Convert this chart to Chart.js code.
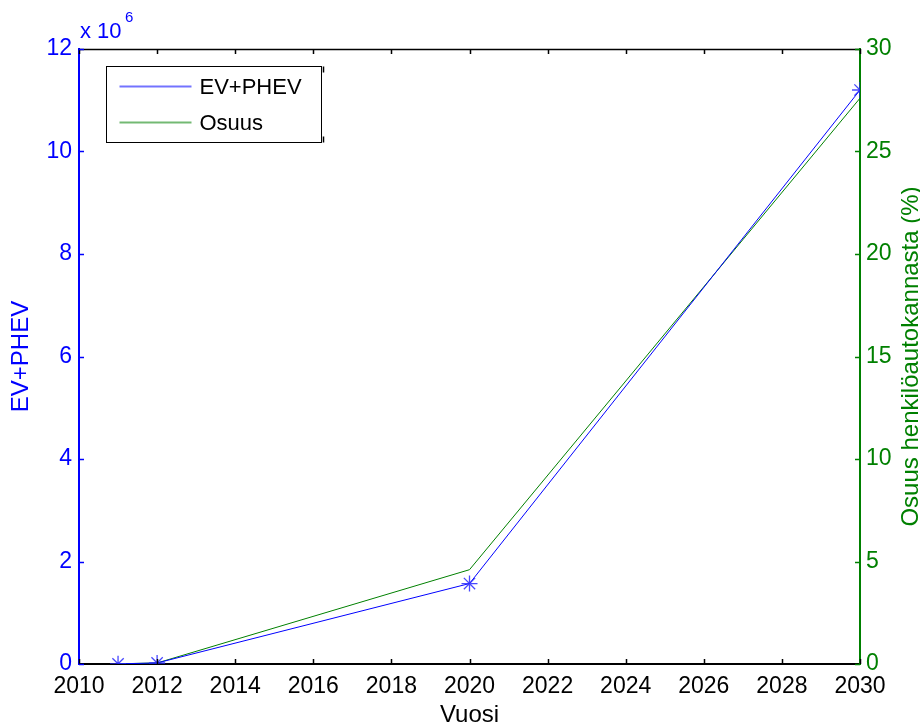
<!DOCTYPE html>
<html>
<head>
<meta charset="utf-8">
<script src="https://cdn.jsdelivr.net/npm/chart.js@4.4.1/dist/chart.umd.min.js"></script>
<style>
  html, body { margin: 0; padding: 0; background: #fff; }
  #wrap { width: 920px; height: 724px; }
</style>
</head>
<body>
<div id="wrap"><canvas id="chart" width="920" height="724"></canvas></div>
<script>
const years = [2011, 2012, 2020, 2030];
const evPhev = [0.003, 0.02, 1.57, 11.2];   // x 10^6
const osuus = [0.01, 0.05, 4.6, 27.6];      // %
const xTicks = [2010, 2012, 2014, 2016, 2018, 2020, 2022, 2024, 2026, 2028, 2030];
const rightTitle = 'Osuus henkilöautokannasta (%)';

const blue = '#0000ff';
const green = '#008000';
const fam = "'Liberation Sans', Arial, sans-serif";
const tickFont = { family: fam, size: 23 };
const titleFont = { family: fam, size: 24 };

// MATLAB-ish frame: top line + inward ticks, legend, exponent, right title
const frame = {
  id: 'frame',
  afterDatasetsDraw(chart) {
    const { ctx, chartArea: a, scales } = chart;
    const len = 5;
    ctx.save();
    ctx.lineWidth = 1.5;

    ctx.strokeStyle = '#000';
    ctx.beginPath();
    ctx.moveTo(a.left, a.top + 0.5);
    ctx.lineTo(a.right, a.top + 0.5);
    scales.x.ticks.forEach(t => {
      const px = Math.round(scales.x.getPixelForValue(t.value)) + 0.5;
      ctx.moveTo(px, a.bottom); ctx.lineTo(px, a.bottom - len);
      ctx.moveTo(px, a.top); ctx.lineTo(px, a.top + len);
    });
    ctx.stroke();

    ctx.strokeStyle = blue;
    ctx.beginPath();
    scales.y.ticks.forEach(t => {
      const py = Math.round(scales.y.getPixelForValue(t.value)) + 0.5;
      ctx.moveTo(a.left, py); ctx.lineTo(a.left + len, py);
    });
    ctx.stroke();

    ctx.strokeStyle = green;
    ctx.beginPath();
    scales.y1.ticks.forEach(t => {
      const py = Math.round(scales.y1.getPixelForValue(t.value)) + 0.5;
      ctx.moveTo(a.right, py); ctx.lineTo(a.right - len, py);
    });
    ctx.stroke();

    // exponent label of the left axis
    ctx.fillStyle = blue;
    ctx.textBaseline = 'alphabetic';
    ctx.font = "22px " + fam;
    ctx.fillText('x 10', a.left + 1, a.top - 11);
    ctx.font = "15px " + fam;
    ctx.fillText('6', a.left + 46, a.top - 27);

    // right axis title, read bottom to top
    ctx.save();
    ctx.translate(918, (a.top + a.bottom) / 2);
    ctx.rotate(-Math.PI / 2);
    ctx.textAlign = 'center';
    ctx.fillStyle = green;
    ctx.font = "24px " + fam;
    ctx.fillText(rightTitle, 0, 0);
    ctx.restore();

    // legend box
    const lx = a.left + 27.5, ly = a.top + 17.5, lw = 215, lh = 76;
    ctx.fillStyle = '#fff';
    ctx.fillRect(lx, ly, lw, lh);
    ctx.strokeStyle = '#000';
    ctx.lineWidth = 1;
    ctx.strokeRect(lx, ly, lw, lh);
    ctx.lineWidth = 1.5;
    ctx.beginPath();
    ctx.moveTo(lx + lw + 2, ly); ctx.lineTo(lx + lw + 2, ly + 6);
    ctx.moveTo(lx + lw + 2, ly + lh); ctx.lineTo(lx + lw + 2, ly + lh - 6);
    ctx.stroke();
    ctx.font = "22px " + fam;
    ctx.textBaseline = 'middle';
    chart.data.datasets.forEach((ds, i) => {
      const yy = ly + 20 + i * 36;
      ctx.strokeStyle = ds.borderColor;
      ctx.globalAlpha = 0.55;
      ctx.lineWidth = 2;
      ctx.beginPath();
      ctx.moveTo(lx + 13, yy); ctx.lineTo(lx + 85, yy);
      ctx.stroke();
      ctx.globalAlpha = 1;
      ctx.fillStyle = '#000';
      ctx.fillText(ds.label, lx + 93, yy + 1);
    });
    ctx.restore();
  }
};

new Chart(document.getElementById('chart'), {
  type: 'line',
  data: {
    datasets: [
      {
        label: 'EV+PHEV',
        data: years.map((y, i) => ({ x: y, y: evPhev[i] })),
        yAxisID: 'y',
        borderColor: blue,
        backgroundColor: blue,
        borderWidth: 1,
        pointStyle: 'star',
        pointRadius: 8,
        pointBorderWidth: 1.3,
        pointBorderColor: 'rgba(40,40,255,0.85)',
        tension: 0
      },
      {
        label: 'Osuus',
        data: years.map((y, i) => ({ x: y, y: osuus[i] })),
        yAxisID: 'y1',
        borderColor: green,
        backgroundColor: green,
        borderWidth: 1,
        pointRadius: 0,
        tension: 0
      }
    ]
  },
  options: {
    responsive: false,
    animation: false,
    layout: { padding: { top: 49, left: 0, right: 0, bottom: 0 } },
    plugins: { legend: { display: false }, tooltip: { enabled: false } },
    scales: {
      x: {
        type: 'linear',
        min: 2010, max: 2030,
        afterBuildTicks: s => { s.ticks = xTicks.map(v => ({ value: v })); },
        afterFit: s => { s.height = 60; },
        grid: { drawOnChartArea: false, drawTicks: false },
        border: { color: '#000', width: 2 },
        ticks: { color: '#000', font: tickFont, padding: 9, maxRotation: 0, callback: v => String(v) },
        title: { display: true, text: 'Vuosi', color: '#000', font: titleFont, padding: { top: 0, bottom: -6 } }
      },
      y: {
        position: 'left',
        min: 0, max: 12,
        ticks: { stepSize: 2, color: blue, font: tickFont, padding: 7 },
        afterFit: s => { s.width = 79; },
        grid: { drawOnChartArea: false, drawTicks: false },
        border: { color: blue, width: 2 },
        title: { display: true, text: 'EV+PHEV', color: blue, font: titleFont, padding: { top: 7, bottom: 0 } }
      },
      y1: {
        position: 'right',
        min: 0, max: 30,
        ticks: { stepSize: 5, color: green, font: tickFont, padding: 6 },
        afterFit: s => { s.width = 60; },
        grid: { drawOnChartArea: false, drawTicks: false },
        border: { color: green, width: 2 },
        title: { display: false }
      }
    }
  },
  plugins: [frame]
});
</script>
</body>
</html>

_TASK REQUIREMENTS_
The listing above must be printed again exactly, minus its pictures.

_WRITTEN ANSWER_
Convert this chart to Chart.js code.
<!DOCTYPE html>
<html>
<head>
<meta charset="utf-8">
<script src="https://cdn.jsdelivr.net/npm/chart.js@4.4.1/dist/chart.umd.min.js"></script>
<style>
  html, body { margin: 0; padding: 0; background: #fff; }
  #wrap { width: 920px; height: 724px; }
</style>
</head>
<body>
<div id="wrap"><canvas id="chart" width="920" height="724"></canvas></div>
<script>
const years = [2011, 2012, 2020, 2030];
const evPhev = [0.003, 0.02, 1.57, 11.2];   // x 10^6
const osuus = [0.01, 0.05, 4.6, 27.6];      // %
const xTicks = [2010, 2012, 2014, 2016, 2018, 2020, 2022, 2024, 2026, 2028, 2030];
const rightTitle = 'Osuus henkilöautokannasta (%)';

const blue = '#0000ff';
const green = '#008000';
const fam = "'Liberation Sans', Arial, sans-serif";
const tickFont = { family: fam, size: 23 };
const titleFont = { family: fam, size: 24 };

// MATLAB-ish frame: top line + inward ticks, legend, exponent, right title
const frame = {
  id: 'frame',
  afterDatasetsDraw(chart) {
    const { ctx, chartArea: a, scales } = chart;
    const len = 5;
    ctx.save();
    ctx.lineWidth = 1.5;

    ctx.strokeStyle = '#000';
    ctx.beginPath();
    ctx.moveTo(a.left, a.top + 0.5);
    ctx.lineTo(a.right, a.top + 0.5);
    scales.x.ticks.forEach(t => {
      const px = Math.round(scales.x.getPixelForValue(t.value)) + 0.5;
      ctx.moveTo(px, a.bottom); ctx.lineTo(px, a.bottom - len);
      ctx.moveTo(px, a.top); ctx.lineTo(px, a.top + len);
    });
    ctx.stroke();

    ctx.strokeStyle = blue;
    ctx.beginPath();
    scales.y.ticks.forEach(t => {
      const py = Math.round(scales.y.getPixelForValue(t.value)) + 0.5;
      ctx.moveTo(a.left, py); ctx.lineTo(a.left + len, py);
    });
    ctx.stroke();

    ctx.strokeStyle = green;
    ctx.beginPath();
    scales.y1.ticks.forEach(t => {
      const py = Math.round(scales.y1.getPixelForValue(t.value)) + 0.5;
      ctx.moveTo(a.right, py); ctx.lineTo(a.right - len, py);
    });
    ctx.stroke();

    // exponent label of the left axis
    ctx.fillStyle = blue;
    ctx.textBaseline = 'alphabetic';
    ctx.font = "22px " + fam;
    ctx.fillText('x 10', a.left + 1, a.top - 11);
    ctx.font = "15px " + fam;
    ctx.fillText('6', a.left + 46, a.top - 27);

    // right axis title, read bottom to top
    ctx.save();
    ctx.translate(918, (a.top + a.bottom) / 2);
    ctx.rotate(-Math.PI / 2);
    ctx.textAlign = 'center';
    ctx.fillStyle = green;
    ctx.font = "24px " + fam;
    ctx.fillText(rightTitle, 0, 0);
    ctx.restore();

    // legend box
    const lx = a.left + 27.5, ly = a.top + 17.5, lw = 215, lh = 76;
    ctx.fillStyle = '#fff';
    ctx.fillRect(lx, ly, lw, lh);
    ctx.strokeStyle = '#000';
    ctx.lineWidth = 1;
    ctx.strokeRect(lx, ly, lw, lh);
    ctx.lineWidth = 1.5;
    ctx.beginPath();
    ctx.moveTo(lx + lw + 2, ly); ctx.lineTo(lx + lw + 2, ly + 6);
    ctx.moveTo(lx + lw + 2, ly + lh); ctx.lineTo(lx + lw + 2, ly + lh - 6);
    ctx.stroke();
    ctx.font = "22px " + fam;
    ctx.textBaseline = 'middle';
    chart.data.datasets.forEach((ds, i) => {
      const yy = ly + 20 + i * 36;
      ctx.strokeStyle = ds.borderColor;
      ctx.globalAlpha = 0.55;
      ctx.lineWidth = 2;
      ctx.beginPath();
      ctx.moveTo(lx + 13, yy); ctx.lineTo(lx + 85, yy);
      ctx.stroke();
      ctx.globalAlpha = 1;
      ctx.fillStyle = '#000';
      ctx.fillText(ds.label, lx + 93, yy + 1);
    });
    ctx.restore();
  }
};

new Chart(document.getElementById('chart'), {
  type: 'line',
  data: {
    datasets: [
      {
        label: 'EV+PHEV',
        data: years.map((y, i) => ({ x: y, y: evPhev[i] })),
        yAxisID: 'y',
        borderColor: blue,
        backgroundColor: blue,
        borderWidth: 1,
        pointStyle: 'star',
        pointRadius: 8,
        pointBorderWidth: 1.3,
        pointBorderColor: 'rgba(40,40,255,0.85)',
        tension: 0
      },
      {
        label: 'Osuus',
        data: years.map((y, i) => ({ x: y, y: osuus[i] })),
        yAxisID: 'y1',
        borderColor: green,
        backgroundColor: green,
        borderWidth: 1,
        pointRadius: 0,
        tension: 0
      }
    ]
  },
  options: {
    responsive: false,
    animation: false,
    layout: { padding: { top: 49, left: 0, right: 0, bottom: 0 } },
    plugins: { legend: { display: false }, tooltip: { enabled: false } },
    scales: {
      x: {
        type: 'linear',
        min: 2010, max: 2030,
        afterBuildTicks: s => { s.ticks = xTicks.map(v => ({ value: v })); },
        afterFit: s => { s.height = 60; },
        grid: { drawOnChartArea: false, drawTicks: false },
        border: { color: '#000', width: 2 },
        ticks: { color: '#000', font: tickFont, padding: 9, maxRotation: 0, callback: v => String(v) },
        title: { display: true, text: 'Vuosi', color: '#000', font: titleFont, padding: { top: 0, bottom: -6 } }
      },
      y: {
        position: 'left',
        min: 0, max: 12,
        ticks: { stepSize: 2, color: blue, font: tickFont, padding: 7 },
        afterFit: s => { s.width = 79; },
        grid: { drawOnChartArea: false, drawTicks: false },
        border: { color: blue, width: 2 },
        title: { display: true, text: 'EV+PHEV', color: blue, font: titleFont, padding: { top: 7, bottom: 0 } }
      },
      y1: {
        position: 'right',
        min: 0, max: 30,
        ticks: { stepSize: 5, color: green, font: tickFont, padding: 6 },
        afterFit: s => { s.width = 60; },
        grid: { drawOnChartArea: false, drawTicks: false },
        border: { color: green, width: 2 },
        title: { display: false }
      }
    }
  },
  plugins: [frame]
});
</script>
</body>
</html>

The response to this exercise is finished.